Gauland ist wohl grad nicht hier. An diesem Wochenende findet im nahen Rangsdorf der AfD- Landesparteitag statt. Dort prügeln sich alte und neue AfDler um die begehrten Listenplätze zur anstehenden Landtagswahl. Im Nachbarort Mahlow prügelten von 22 Jahren ihre Gesinnungsgenossen Noel Martin fast zu Tode. Im selben Landkreis gab es erst vor zwei einhalb Jahren einen Brandanschlag auf eine Geflüchtetenunterkunft.
Die beiden Fälle illustrieren: rassistische Gewalt ist kein neues Phänomen und wurde auch nicht durch die AfD hervorgebracht. Doch sie sichert die Kontinuität des Rassismus in Deutschland.

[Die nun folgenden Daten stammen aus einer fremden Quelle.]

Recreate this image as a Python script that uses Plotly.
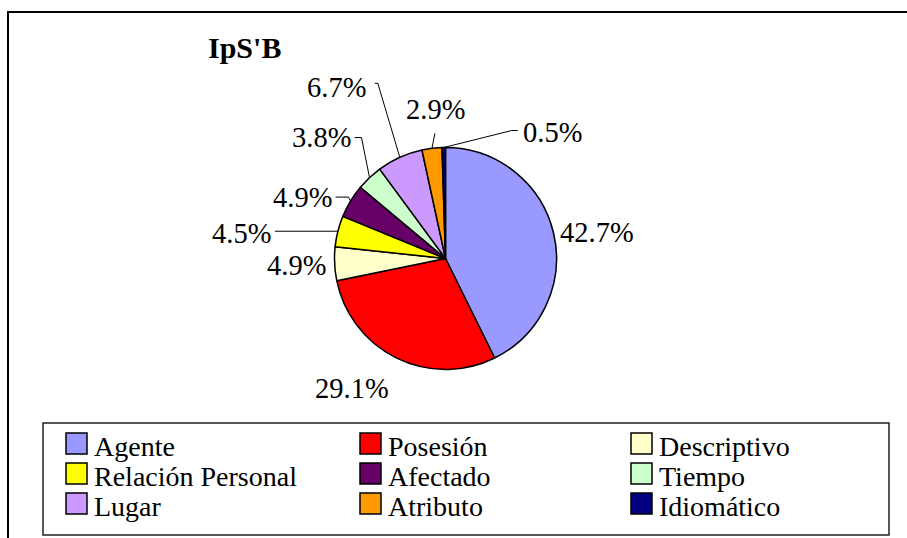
import math
import plotly.graph_objects as go

# Share of each genitive type (percent)
categories = ["Agente", "Posesión", "Descriptivo", "Relación Personal", "Afectado",
              "Tiempo", "Lugar", "Atributo", "Idiomático"]
shares = [42.7, 29.1, 4.9, 4.5, 4.9, 3.8, 6.7, 2.9, 0.5]
colors = ["#9999FF", "#FF0000", "#FFFFCC", "#FFFF00", "#660066",
          "#CCFFCC", "#CC99FF", "#FF9900", "#000080"]

W, H = 907, 538
CX, CY, R = 445.5, 258.5, 111.0          # pie centre and radius (pixels)
FONT = "Liberation Serif"

# label centre offset from the slice's outer mid point, and optional leader
# (leader start relative to label centre, length of the short horizontal elbow)
label_offsets = [(43, -1), (-45, 30), (-38, 2), (-96, 2), (-48, -4),
                 (-48, -40), (-63, -70), (4, -39), (109, -15)]
leaders = [None, None, None, ((33, -2), 0), ((33, 0), 13), ((33, 0), 7),
           ((38, -4), 3), ((-1, 24), 0), ((-35, -2), -6)]


def px(x):
    return x / W


def py(y):
    return 1 - y / H


fig = go.Figure()
fig.add_trace(go.Pie(
    labels=categories, values=shares, sort=False, direction="clockwise",
    rotation=0, textinfo="none", showlegend=False,
    marker=dict(colors=colors, line=dict(color="black", width=1.5)),
    domain=dict(x=[px(CX - R), px(CX + R)], y=[py(CY + R), py(CY - R)]),
))

shapes = []
annotations = []

# percentage labels with leader lines
total = sum(shares)
cum = 0.0
for i, v in enumerate(shares):
    mid = (cum + v / 2) / total * 2 * math.pi
    cum += v
    ex = CX + R * math.sin(mid)
    ey = CY - R * math.cos(mid)
    lx, ly = ex + label_offsets[i][0], ey + label_offsets[i][1]
    annotations.append(dict(
        x=px(lx), y=py(ly), xref="paper", yref="paper", text=f"{v:.1f}%",
        showarrow=False, xanchor="center", yanchor="middle",
        font=dict(family=FONT, size=28.5, color="black")))
    if leaders[i] is not None:
        (sx, sy), elbow = leaders[i]
        x0, y0 = lx + sx, ly + sy
        x1 = x0 + elbow
        pts = [(x0, y0), (x1, y0), (ex, ey)]
        for (a, b), (c, d) in zip(pts[:-1], pts[1:]):
            if (a, b) == (c, d):
                continue
            shapes.append(dict(type="line", xref="paper", yref="paper",
                               x0=px(a), y0=py(b), x1=px(c), y1=py(d),
                               line=dict(color="black", width=1)))

# outer chart frame
shapes.append(dict(type="rect", xref="paper", yref="paper",
                   x0=px(8), y0=py(580), x1=px(940), y1=py(12),
                   line=dict(color="black", width=2)))

# legend box and entries
shapes.append(dict(type="rect", xref="paper", yref="paper",
                   x0=px(43), y0=py(535), x1=px(889), y1=py(423),
                   line=dict(color="#222222", width=1.5)))
col_x = [66, 360, 631]
row_y = [444, 474, 504]
sw = 21
for i, (cat, col) in enumerate(zip(categories, colors)):
    r, c = divmod(i, 3)
    x0 = col_x[c]
    yc = row_y[r]
    shapes.append(dict(type="rect", xref="paper", yref="paper",
                       x0=px(x0), x1=px(x0 + sw), y0=py(yc + sw / 2 - 0.5),
                       y1=py(yc - sw / 2 - 0.5), fillcolor=col,
                       line=dict(color="black", width=1.5)))
    annotations.append(dict(
        x=px(x0 + sw + 5), y=py(yc + 2), xref="paper", yref="paper", text=cat,
        showarrow=False, xanchor="left", yanchor="middle",
        font=dict(family=FONT, size=28, color="black")))

# chart title
annotations.append(dict(
    x=px(206), y=py(48), xref="paper", yref="paper", text="<b>IpS'B</b>",
    showarrow=False, xanchor="left", yanchor="middle",
    font=dict(family=FONT, size=30, color="black")))

fig.update_layout(
    width=W, height=H, margin=dict(l=0, r=0, t=0, b=0),
    paper_bgcolor="white", plot_bgcolor="white",
    shapes=shapes, annotations=annotations,
)

fig.write_html("out.html")
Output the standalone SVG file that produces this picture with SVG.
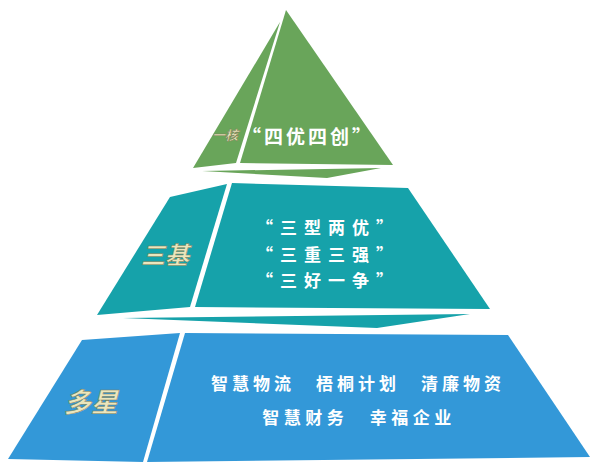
<svg xmlns="http://www.w3.org/2000/svg" width="600" height="467" viewBox="0 0 600 467">
<style>
.g{fill:#69a55a}
.t{fill:#16a2aa}
.b{fill:#3398d8}
.w{font-family:"Noto Sans CJK SC","Noto Sans",sans-serif;font-weight:bold;fill:#ffffff;text-anchor:middle}
.c{font-family:"Noto Sans CJK SC","Noto Sans",sans-serif;font-style:italic;font-weight:bold;fill:#ebe6bd;stroke:#7d7d55;stroke-width:0.5;text-anchor:middle}
</style>
<rect width="600" height="467" fill="#ffffff"/>
<g id="tier-top">
<polygon class="g" points="280,22 236,163 193,168"/>
<polygon class="g" points="286,10 393,165 240,163"/>
<polygon class="g" points="202,171 381,168 327,178"/>
<text class="c" x="225" y="140" font-size="13">一核</text>
<text class="w" x="308" y="144" font-size="19" letter-spacing="3">“四优四创”</text>
</g>
<g id="tier-middle">
<polygon class="t" points="170,197 227,184 190,307 97,315"/>
<polygon class="t" points="232,183 408,188 490,309 195,307"/>
<polygon class="t" points="123,318 470,314 377,328"/>
<text class="c" x="165" y="264" font-size="24">三基</text>
<text class="w" x="328" y="234" font-size="17" letter-spacing="7">“三型两优”</text>
<text class="w" x="328" y="261" font-size="17" letter-spacing="7">“三重三强”</text>
<text class="w" x="328" y="287" font-size="17" letter-spacing="7">“三好一争”</text>
</g>
<g id="tier-bottom">
<polygon class="b" points="82,340 180,333 143,462 8,459"/>
<polygon class="b" points="185,333 508,335 590,457 147,462"/>
<text class="c" x="91" y="412" font-size="27">多星</text>
<text class="w" x="358" y="390" font-size="17" letter-spacing="4">智慧物流　梧桐计划　清廉物资</text>
<text class="w" x="359" y="424" font-size="17" letter-spacing="4.5">智慧财务　幸福企业</text>
</g>
<g id="connectors"></g>
</svg>
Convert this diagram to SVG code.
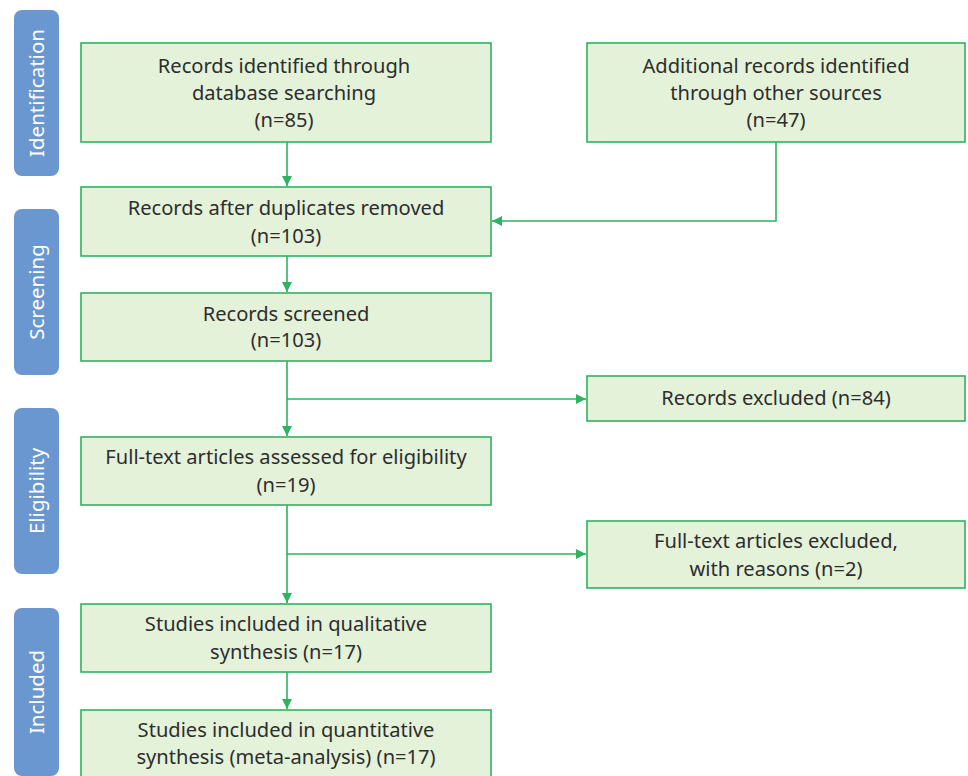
<svg xmlns="http://www.w3.org/2000/svg" width="968" height="776" viewBox="0 0 968 776">
<style>
.box{fill:#e4f2da;stroke:#2fb261;stroke-width:1.6}
.side{fill:#6a97cf}
.t{font-family:"Noto Sans","Open Sans",sans-serif;font-size:20.1px;fill:#2d2d2d;text-anchor:middle}
.s{font-family:"Noto Sans","Open Sans",sans-serif;font-size:20.5px;fill:#fff;text-anchor:middle}
.c{fill:none;stroke:#2fb261;stroke-width:1.6}
</style>
<defs>
<marker id="ah" viewBox="0 0 10 10" refX="10" refY="5" markerWidth="10" markerHeight="10" markerUnits="userSpaceOnUse" orient="auto">
<path d="M0,0 L10,5 L0,10 Z" fill="#2fb261"/>
</marker>
</defs>
<rect width="968" height="776" fill="#fff"/>
<g id="stage-identification"><rect class="side" x="14" y="10" width="45" height="166" rx="8"/><text class="s" transform="translate(44,93) rotate(-90)">Identification</text></g>
<g id="stage-screening"><rect class="side" x="14" y="209" width="45" height="166" rx="8"/><text class="s" transform="translate(44,292) rotate(-90)">Screening</text></g>
<g id="stage-eligibility"><rect class="side" x="14" y="408" width="45" height="166" rx="8"/><text class="s" transform="translate(44,491) rotate(-90)">Eligibility</text></g>
<g id="stage-included"><rect class="side" x="14" y="608" width="45" height="168" rx="8"/><text class="s" transform="translate(44,692) rotate(-90)">Included</text></g>

<g id="connectors">
<path class="c" d="M287,142 V186" marker-end="url(#ah)"/>
<path class="c" d="M776,142 V221 H492" marker-end="url(#ah)"/>
<path class="c" d="M287,256 V292" marker-end="url(#ah)"/>
<path class="c" d="M287,361 V436" marker-end="url(#ah)"/>
<path class="c" d="M287,399 H586" marker-end="url(#ah)"/>
<path class="c" d="M287,505 V603" marker-end="url(#ah)"/>
<path class="c" d="M287,554 H586" marker-end="url(#ah)"/>
<path class="c" d="M287,672 V709" marker-end="url(#ah)"/>
</g>

<g id="n1"><rect class="box" x="81" y="43" width="410" height="99"/><text class="t" x="284" y="73">Records identified through</text><text class="t" x="284" y="100">database searching</text><text class="t" x="284" y="127">(n=85)</text></g>
<g id="n2"><rect class="box" x="587" y="43" width="378" height="99"/><text class="t" x="776" y="73">Additional records identified</text><text class="t" x="776" y="100">through other sources</text><text class="t" x="776" y="127">(n=47)</text></g>
<g id="n3"><rect class="box" x="81" y="187" width="410" height="69"/><text class="t" x="286" y="215">Records after duplicates removed</text><text class="t" x="286" y="243">(n=103)</text></g>
<g id="n4"><rect class="box" x="81" y="293" width="410" height="68"/><text class="t" x="286" y="321">Records screened</text><text class="t" x="286" y="347">(n=103)</text></g>
<g id="n5"><rect class="box" x="587" y="376" width="378" height="45"/><text class="t" x="776" y="405">Records excluded (n=84)</text></g>
<g id="n6"><rect class="box" x="81" y="437" width="410" height="68"/><text class="t" x="286" y="464">Full-text articles assessed for eligibility</text><text class="t" x="286" y="492">(n=19)</text></g>
<g id="n7"><rect class="box" x="587" y="521" width="378" height="67"/><text class="t" x="776" y="548">Full-text articles excluded,</text><text class="t" x="776" y="576">with reasons (n=2)</text></g>
<g id="n8"><rect class="box" x="81" y="604" width="410" height="68"/><text class="t" x="286" y="631">Studies included in qualitative</text><text class="t" x="286" y="659">synthesis (n=17)</text></g>
<g id="n9"><rect class="box" x="81" y="710" width="410" height="70"/><text class="t" x="286" y="737">Studies included in quantitative</text><text class="t" x="286" y="764">synthesis (meta-analysis) (n=17)</text></g>
</svg>
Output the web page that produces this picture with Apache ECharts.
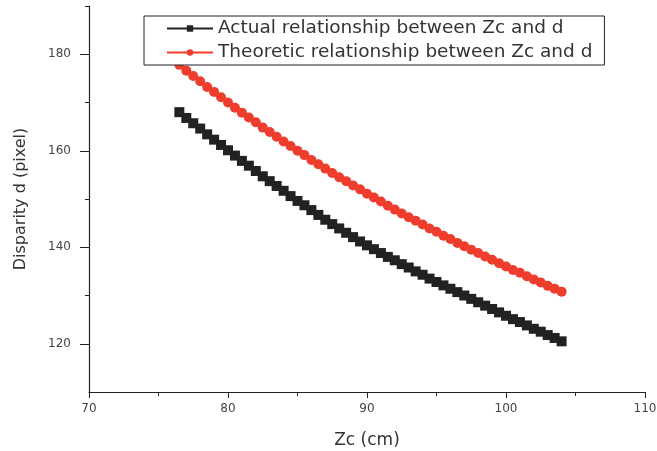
<!DOCTYPE html>
<html>
<head>
<meta charset="utf-8">
<script src="https://cdn.jsdelivr.net/npm/echarts@6/dist/echarts.min.js"></script>
<style>
  html, body { margin: 0; padding: 0; background: #fff; }
  #chart { width: 657px; height: 451px; }
</style>
</head>
<body>
<div id="chart"></div>
<script>
// Zc (cm) sample positions
const zc = [
  76.5, 77, 77.5, 78, 78.5, 79, 79.5, 80, 80.5, 81, 81.5, 82, 82.5, 83,
  83.5, 84, 84.5, 85, 85.5, 86, 86.5, 87, 87.5, 88, 88.5, 89, 89.5, 90,
  90.5, 91, 91.5, 92, 92.5, 93, 93.5, 94, 94.5, 95, 95.5, 96, 96.5, 97,
  97.5, 98, 98.5, 99, 99.5, 100, 100.5, 101, 101.5, 102, 102.5, 103, 103.5, 104
];
// disparity
const actualD = [
  168.0, 166.8, 165.7, 164.6, 163.4, 162.3, 161.2, 160.1, 159.0, 157.9, 156.9, 155.8, 154.7, 153.7,
  152.7, 151.7, 150.6, 149.6, 148.7, 147.7, 146.7, 145.7, 144.8, 143.9, 143.0, 142.1, 141.2, 140.4,
  139.6, 138.8, 138.0, 137.3, 136.5, 135.8, 135.0, 134.3, 133.5, 132.8, 132.1, 131.4, 130.7, 130.0,
  129.3, 128.6, 127.9, 127.2, 126.5, 125.8, 125.1, 124.5, 123.8, 123.1, 122.5, 121.8, 121.2, 120.5
];
// disparity
const theoryD = [
  177.8, 176.6, 175.5, 174.4, 173.2, 172.2, 171.1, 170.0, 168.9, 167.9, 166.9, 165.9, 164.8, 163.9,
  162.9, 161.9, 161.0, 160.0, 159.1, 158.1, 157.2, 156.3, 155.4, 154.5, 153.7, 152.8, 152.0, 151.1,
  150.3, 149.5, 148.6, 147.8, 147.0, 146.2, 145.5, 144.7, 143.9, 143.2, 142.4, 141.7, 140.9, 140.2,
  139.5, 138.8, 138.1, 137.4, 136.7, 136.0, 135.3, 134.7, 134.0, 133.3, 132.7, 132.0, 131.4, 130.8
];
const yMajor = [120, 140, 160, 180];
const yMinor = [130, 150, 170, 190];

const font = "DejaVu Sans";
const chart = echarts.init(document.getElementById("chart"));

chart.setOption({
  backgroundColor: "#fff",
  animation: false,
  grid: { left: 89, right: 12, top: 6, bottom: 59, outerBoundsMode: "none", containLabel: false },
  legend: {
    orient: "vertical",
    left: 144,
    top: 16,
    padding: [3, 12, 3, 22],
    itemGap: 5,
    itemWidth: 46,
    itemHeight: 8,
    backgroundColor: "#fff",
    borderColor: "#222",
    borderWidth: 1,
    borderRadius: 0,
    textStyle: { fontFamily: font, fontSize: 18.5, color: "#333" },
    data: [
      "Actual relationship between Zc and d",
      "Theoretic relationship between Zc and d"
    ]
  },
  xAxis: {
    type: "value",
    min: 70,
    max: 110,
    interval: 10,
    name: "Zc (cm)",
    nameLocation: "middle",
    nameGap: 40,
    nameTextStyle: { fontFamily: font, fontSize: 17, color: "#333" },
    axisLine: { show: true, lineStyle: { color: "#222", width: 1.2 } },
    axisTick: { show: true, length: 6, lineStyle: { color: "#222" } },
    minorTick: { show: true, splitNumber: 2, length: 4, lineStyle: { color: "#222" } },
    axisLabel: { fontFamily: font, fontSize: 12, color: "#444", margin: 11 },
    splitLine: { show: false }
  },
  yAxis: [
    {
      type: "value",
      min: 110,
      max: 190,
      name: "Disparity d (pixel)",
      nameLocation: "middle",
      nameGap: 60,
      nameTextStyle: { fontFamily: font, fontSize: 16, color: "#333" },
      axisLine: { show: true, lineStyle: { color: "#222", width: 1.2 } },
      axisTick: { show: true, length: 9, customValues: yMajor, lineStyle: { color: "#222" } },
      axisLabel: { fontFamily: font, fontSize: 12, color: "#444", margin: 18, customValues: yMajor },
      splitLine: { show: false }
    },
    {
      type: "value",
      min: 110,
      max: 190,
      position: "left",
      axisLine: { show: false },
      axisTick: { show: true, length: 4, customValues: yMinor, lineStyle: { color: "#222" } },
      axisLabel: { show: false },
      splitLine: { show: false }
    }
  ],
  series: [
    {
      name: "Actual relationship between Zc and d",
      type: "line",
      data: zc.map((z, i) => [z, actualD[i]]),
      symbol: "rect",
      symbolSize: 10,
      itemStyle: { color: "#222" },
      lineStyle: { color: "#222", width: 1 }
    },
    {
      name: "Theoretic relationship between Zc and d",
      type: "line",
      data: zc.map((z, i) => [z, theoryD[i]]),
      symbol: "circle",
      symbolSize: 10,
      itemStyle: { color: "#ef3d2d" },
      lineStyle: { color: "#ef3d2d", width: 1 }
    }
  ]
});
</script>
</body>
</html>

Mit Ihr gibt es nun einen parlamentarischen Arm des Biedermeiertums und des bornierten Hasses.
Lasst uns gemeinsam dafür sorgen, dass die Menschenhasser — mit und ohne Parteibuch — nicht weiter Land gewinnen. Lasst uns gegen sie ansingen und ankämpfen. Damit sie eines Tages sang- und klanglos unter gehen!